Life will continue to call out to you. It will continue to remind you of the opportunities that exist between sunrises. As you witness others paying off their emotional debt and you realize the benefits of it, you begin to consider paying it off yourself. How do you pay off emotional debt? The same way you pay off financial debt - with a plan, over time.

Thomas Jefferson said, "If you want to know who you are, don't ask, act. Action alone will delineate and define you!"

And there it is. All you have to do to pay off that emotional debt that you keep carrying around is take action. This is the most difficult part. Like paying off a gigantic financial debt, there is a strategy involved with paying off emotional debt. I like the Dave Ramsey method of dealing with the most accessible and easy to take care of debt first, thus building confidence and momentum that you can carry on to the next, more challenging obstacle.

I will use myself as an example again. I have several different objectives but for simplicity I will narrow it down to three: be a writer, start making bread, and open a restaurant. As you can see, all three have different levels of commitment of both time and capital. I realized that the easiest thing to do was to "become a writer," or as my friend's mom would say, "just start writing." This requires the minimal amount of commitment, but it still requires one. So I started to write this blog. This is the equivalent to, say, putting $20 a month toward your debt. Since I haven't contributed to it in a while, I felt the need to write grow - my emotional interest rate was taking effect. I tried to write a couple posts, but the words weren't coming. It was forced. But the urge was still growing to make a contribution so when the first viable thought presented itself in the form of this concept, I jumped on it in order to keep my emotional credit score on the up and up (more about that later).
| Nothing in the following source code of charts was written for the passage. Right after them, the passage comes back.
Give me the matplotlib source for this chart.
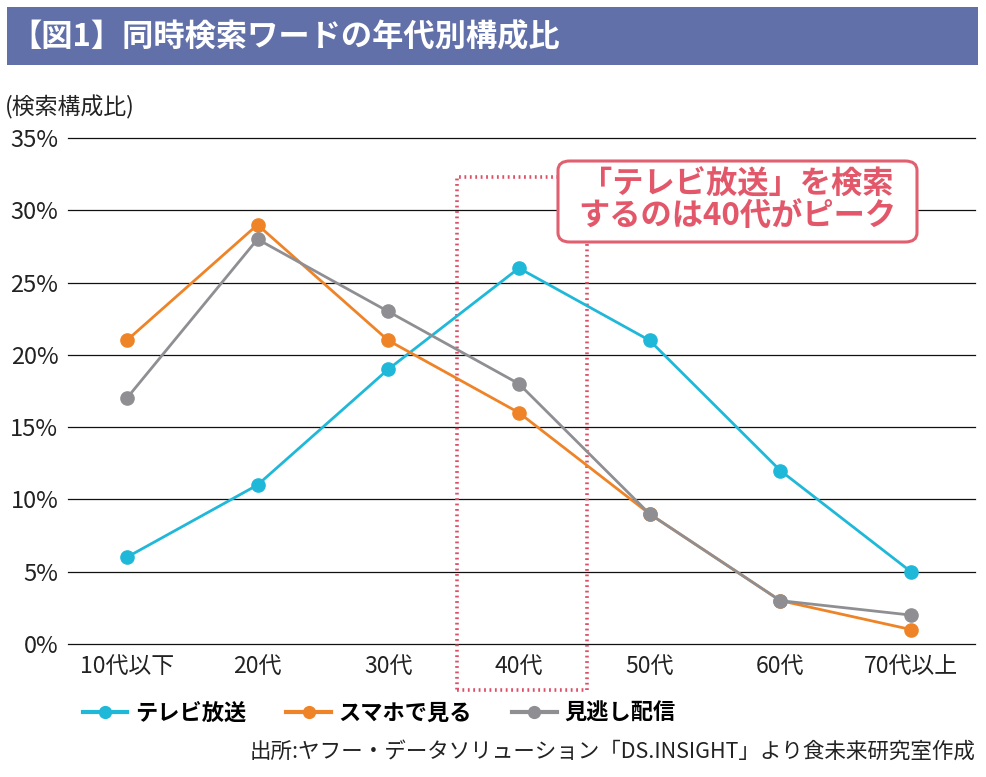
import matplotlib.pyplot as plt
from matplotlib.patches import Rectangle, FancyBboxPatch
from matplotlib.lines import Line2D

plt.rcParams['font.family'] = ['Noto Sans CJK JP', 'DejaVu Sans']

# data (percent)
ages = ['10代以下', '20代', '30代', '40代', '50代', '60代', '70代以上']
tv = [6, 11, 19, 26, 21, 12, 5]
smartphone = [21, 29, 21, 16, 9, 3, 1]
catchup = [17, 28, 23, 18, 9, 3, 2]
series_names = ['テレビ放送', 'スマホで見る', '見逃し配信']
series_colors = ['#1FB8D9', '#EE8427', '#8F8F93']
yticks = [0, 5, 10, 15, 20, 25, 30, 35]

W, H = 986, 777
fig = plt.figure(figsize=(W / 100, H / 100), dpi=100)

# title bar
fig.patches.append(Rectangle((7 / W, 1 - 65 / H), (978 - 7) / W, (65 - 7) / H,
                             transform=fig.transFigure, facecolor='#6170A8',
                             edgecolor='none', zorder=0))
fig.text(10 / W, 1 - 37 / H, '【図1】同時検索ワードの年代別構成比', color='white',
         fontsize=22.5, fontweight='bold', va='center', ha='left')

ax = fig.add_axes([68 / W, 1 - 644 / H, (975 - 68) / W, (644 - 138) / H])
x = list(range(len(ages)))
for vals, name, col in zip([tv, smartphone, catchup], series_names, series_colors):
    ax.plot(x, vals, color=col, lw=2.0, marker='o', markersize=9.5,
            label=name, zorder=4, clip_on=False)

ax.set_ylim(0, 35)
ax.set_xlim(-0.45, 6.49)
ax.set_yticks(yticks)
ax.set_yticklabels([f'{v}%' for v in yticks])
ax.set_xticks(x)
ax.set_xticklabels(ages)
ax.tick_params(axis='both', length=0, colors='#222222')
ax.tick_params(axis='y', pad=7, labelsize=17)
ax.tick_params(axis='x', pad=8, labelsize=16.5)
ax.grid(axis='y', color='#111111', lw=0.9)
for gl in ax.get_ygridlines():
    gl.set_clip_on(False)
ax.set_axisbelow(True)
for s in ax.spines.values():
    s.set_visible(False)

# dotted highlight around 40代
ax.add_patch(Rectangle((2.525, -3.2), 0.995, 35.5, fill=False, edgecolor='#DD4F66',
                       lw=2.6, linestyle=(0, (0.5, 1.0)), clip_on=False, zorder=2))

# callout box
fig.patches.append(FancyBboxPatch((558 / W, 1 - 242 / H), (917 - 558) / W, (242 - 161) / H,
                                  boxstyle='round,pad=0,rounding_size=0.012',
                                  transform=fig.transFigure, facecolor='white',
                                  edgecolor='#E0606F', lw=2.2, zorder=5))
fig.text(737 / W, 1 - 201 / H, '「テレビ放送」を検索\nするのは40代がピーク',
         color='#E2586A', fontsize=22.5, fontweight='bold', ha='center', va='center',
         linespacing=1.0, zorder=6)

fig.text(5 / W, 1 - 107 / H, '(検索構成比)', fontsize=16.5, color='#222222',
         ha='left', va='center')

handles = [Line2D([], [], color=c, lw=3, marker='o', markersize=8.5) for c in series_colors]
fig.legend(handles, series_names, loc='center left', bbox_to_anchor=(63 / W, 1 - 713 / H),
           ncol=3, frameon=False, handlelength=2.0, handletextpad=0.35,
           columnspacing=1.8, prop={'size': 16, 'weight': 'bold'})

fig.text(975 / W, 1 - 752 / H,
         '出所:ヤフー・データソリューション「DS.INSIGHT」より食未来研究室作成',
         fontsize=15.5, color='#222222', ha='right', va='center')

fig.savefig('out.png', dpi=100)
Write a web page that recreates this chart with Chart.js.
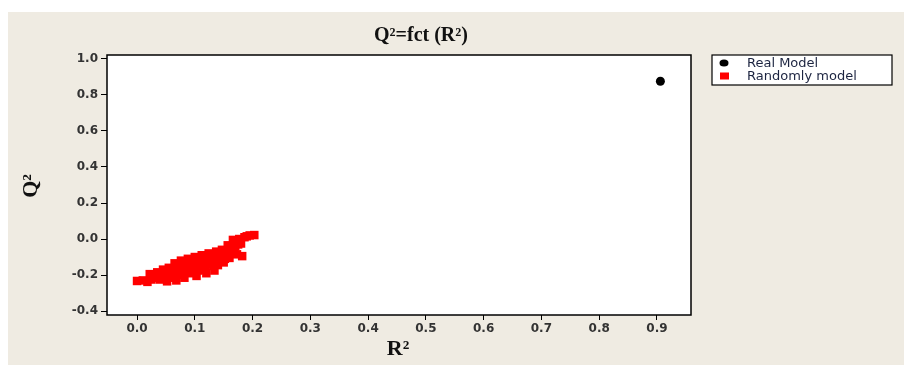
<!DOCTYPE html>
<html>
<head>
<meta charset="utf-8">
<script src="https://cdn.jsdelivr.net/npm/chart.js@4.4.1/dist/chart.umd.min.js"></script>
<style>
html,body{margin:0;padding:0;background:#fff;}
#wrap{width:904px;height:365px;position:relative;}
</style>
</head>
<body>
<div id="wrap"><canvas id="c" width="904" height="365"></canvas></div>
<script>
// ---- data ----
const chartTitle = "Q²=fct (R²)";
const xAxisTitle = "R²";
const yAxisTitle = "Q²";
const seriesNames = ["Real Model", "Randomly model"];
const realR2 = [0.906];
const realQ2 = [0.876];
const randR2 = [0.000,0.010,0.018,0.022,0.025,0.030,0.032,0.035,0.040,0.042,0.045,0.048,0.050,0.052,0.055,0.058,0.060,0.062,0.065,0.066,0.068,0.070,0.072,0.074,0.076,0.078,0.080,0.082,0.085,0.086,0.088,0.090,0.092,0.094,0.097,0.098,0.100,0.103,0.104,0.106,0.108,0.110,0.112,0.115,0.116,0.118,0.120,0.122,0.124,0.127,0.128,0.130,0.132,0.134,0.137,0.138,0.140,0.143,0.145,0.147,0.150,0.152,0.154,0.157,0.158,0.160,0.163,0.165,0.166,0.168,0.170,0.173,0.175,0.177,0.180,0.182,0.186,0.190,0.195,0.203];
const randQ2 = [-0.233,-0.230,-0.238,-0.195,-0.225,-0.215,-0.200,-0.185,-0.225,-0.205,-0.170,-0.200,-0.190,-0.235,-0.160,-0.215,-0.170,-0.185,-0.135,-0.205,-0.230,-0.160,-0.200,-0.150,-0.120,-0.190,-0.175,-0.215,-0.145,-0.170,-0.110,-0.190,-0.130,-0.160,-0.125,-0.150,-0.100,-0.205,-0.120,-0.175,-0.140,-0.170,-0.090,-0.115,-0.095,-0.160,-0.190,-0.140,-0.080,-0.130,-0.110,-0.100,-0.150,-0.175,-0.070,-0.120,-0.145,-0.110,-0.085,-0.060,-0.130,-0.110,-0.090,-0.035,-0.075,-0.105,-0.060,-0.040,-0.005,-0.080,-0.040,-0.085,-0.030,0.000,-0.025,-0.095,0.010,0.015,0.020,0.022];
const xTicks = [0.0,0.1,0.2,0.3,0.4,0.5,0.6,0.7,0.8,0.9];
const yTicks = [-0.4,-0.2,0.0,0.2,0.4,0.6,0.8,1.0];
const xRange = [-0.052, 0.959];
const yRange = [-0.422, 1.022];

const seriesColors = ["#000000", "#ff0000"];
const seriesStyles = ["circle", "rect"];

const toPts = (xs, ys) => xs.map((x, i) => ({x: x, y: ys[i]}));

const bgPlugin = {
  id: 'bg',
  beforeDraw(chart) {
    const ctx = chart.ctx;
    ctx.save();
    ctx.fillStyle = '#ffffff';
    ctx.fillRect(0, 0, chart.width, chart.height);
    ctx.fillStyle = '#efebe2';
    ctx.fillRect(8, 12, chart.width - 8, chart.height - 12);
    const a = chart.chartArea;
    ctx.fillStyle = '#ffffff';
    ctx.fillRect(a.left, a.top, a.right - a.left, a.bottom - a.top);
    ctx.restore();
  },
  afterDraw(chart) {
    const ctx = chart.ctx;
    const a = chart.chartArea;
    ctx.save();
    // plot border
    ctx.strokeStyle = '#000';
    ctx.lineWidth = 1.5;
    ctx.strokeRect(a.left, a.top, a.right - a.left, a.bottom - a.top);
    // titles
    ctx.fillStyle = '#111';
    ctx.textAlign = 'center';
    ctx.textBaseline = 'middle';
    ctx.font = 'bold 20px "Liberation Serif", serif';
    ctx.fillText(chartTitle, 421, 36);
    ctx.font = 'bold 22px "Liberation Serif", serif';
    ctx.fillText(xAxisTitle, 398, 349);
    ctx.save();
    ctx.translate(31, 186);
    ctx.rotate(-Math.PI / 2);
    ctx.fillText(yAxisTitle, 0, 0);
    ctx.restore();
    // legend
    const lx = 712, ly = 55, lw = 180, lh = 30;
    ctx.fillStyle = '#fff';
    ctx.fillRect(lx, ly, lw, lh);
    ctx.strokeStyle = '#000';
    ctx.lineWidth = 1.2;
    ctx.strokeRect(lx, ly, lw, lh);
    ctx.textAlign = 'left';
    ctx.font = '13px "DejaVu Sans", sans-serif';
    chart.data.datasets.forEach((ds, i) => {
      const y = ly + 8 + i * 13;
      ctx.fillStyle = ds.backgroundColor;
      if (ds.pointStyle === 'circle') {
        ctx.beginPath();
        ctx.ellipse(lx + 12, y, 4.5, 3.5, 0, 0, Math.PI * 2);
        ctx.fill();
      } else {
        ctx.fillRect(lx + 8, y - 3.5, 9, 7);
      }
      ctx.fillStyle = '#1c2440';
      ctx.fillText(ds.label, lx + 35, y + 0.5);
    });
    ctx.restore();
  }
};

const tickFont = {family: '"DejaVu Sans", sans-serif', size: 12, weight: 'bold'};

new Chart(document.getElementById('c'), {
  type: 'scatter',
  data: {
    datasets: [
      {label: seriesNames[0], data: toPts(realR2, realQ2), backgroundColor: seriesColors[0], borderWidth: 0, pointStyle: seriesStyles[0], pointRadius: 4.5},
      {label: seriesNames[1], data: toPts(randR2, randQ2), backgroundColor: seriesColors[1], borderWidth: 0, pointStyle: seriesStyles[1], pointRadius: 6}
    ]
  },
  options: {
    responsive: false,
    animation: false,
    devicePixelRatio: 1,
    layout: {padding: {left: 0, right: 213, top: 55, bottom: 0}},
    plugins: {legend: {display: false}, title: {display: false}, tooltip: {enabled: false}},
    scales: {
      x: {
        type: 'linear', min: xRange[0], max: xRange[1],
        afterBuildTicks: s => { s.ticks = xTicks.map(v => ({value: v})); },
        afterFit: s => { s.height = 50; },
        grid: {drawOnChartArea: false, drawTicks: true, tickLength: 5, color: '#000', lineWidth: 1},
        border: {display: false},
        ticks: {callback: v => Number(v).toFixed(1), font: tickFont, color: '#333', padding: 2, maxRotation: 0}
      },
      y: {
        type: 'linear', min: yRange[0], max: yRange[1],
        afterBuildTicks: s => { s.ticks = yTicks.map(v => ({value: v})); },
        afterFit: s => { s.width = 107; },
        grid: {drawOnChartArea: false, drawTicks: true, tickLength: 6, color: '#000', lineWidth: 1},
        border: {display: false},
        ticks: {callback: v => Number(v).toFixed(1), font: tickFont, color: '#333', padding: 3}
      }
    }
  },
  plugins: [bgPlugin]
});
</script>
</body>
</html>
Now that I have tackled the basic task of consistent writing (although still struggling), I have a little bit more emotional debt that I can focus on. The satisfaction of completing the simple task has given me confidence to pursue the next - bread baking. This requires studying, learning, trial and error and continual exploration - more than simply jotting down thoughts. This is like paying off a car loan. Once I prove that I can handle both of these I will venture on further toward a restaurant (of some kind or another). This would be like a mortgage debt. The great part about paying off emotional debt is that it raises your emotional "credit score"- your own self-esteem/self-image.

Equifax and Transunion are two of the most well-known and widely used credit score generators. Creditors tell them how good you are at paying off your debts. The better you are at it the higher your score goes. When you have the highest possible score people can't wait to loan you money. The opportunities available seem limitless and the interest is negligible. You are a low risk for delinquency. Unlike the financial system that has several different hands in the cookie jar, when it comes to emotional credit you alone are the arbiter, the creditor, and the debtor while life is the debt collector.

I used creativity to illustrate the concept of emotional debt here, but the same concept can be applied to anything you have an emotional attachment to, including one another. Other people complicate the equation, however. but you can minimize their influence on your emotional credit score by implementing healthy boundaries. While that is beyond the scope of this post it might be a good topic for another one down the line. The bottom line is this - if you have an urge that won't let you be, if you have always wanted to "X" but "Y" keeps getting in the way, there will be nobody else who can make you start paying off your emotional debt but you, and once you do, you will start to see that you are capable of so much more than you think possible. Netflix and chill? How about Network and thrill!?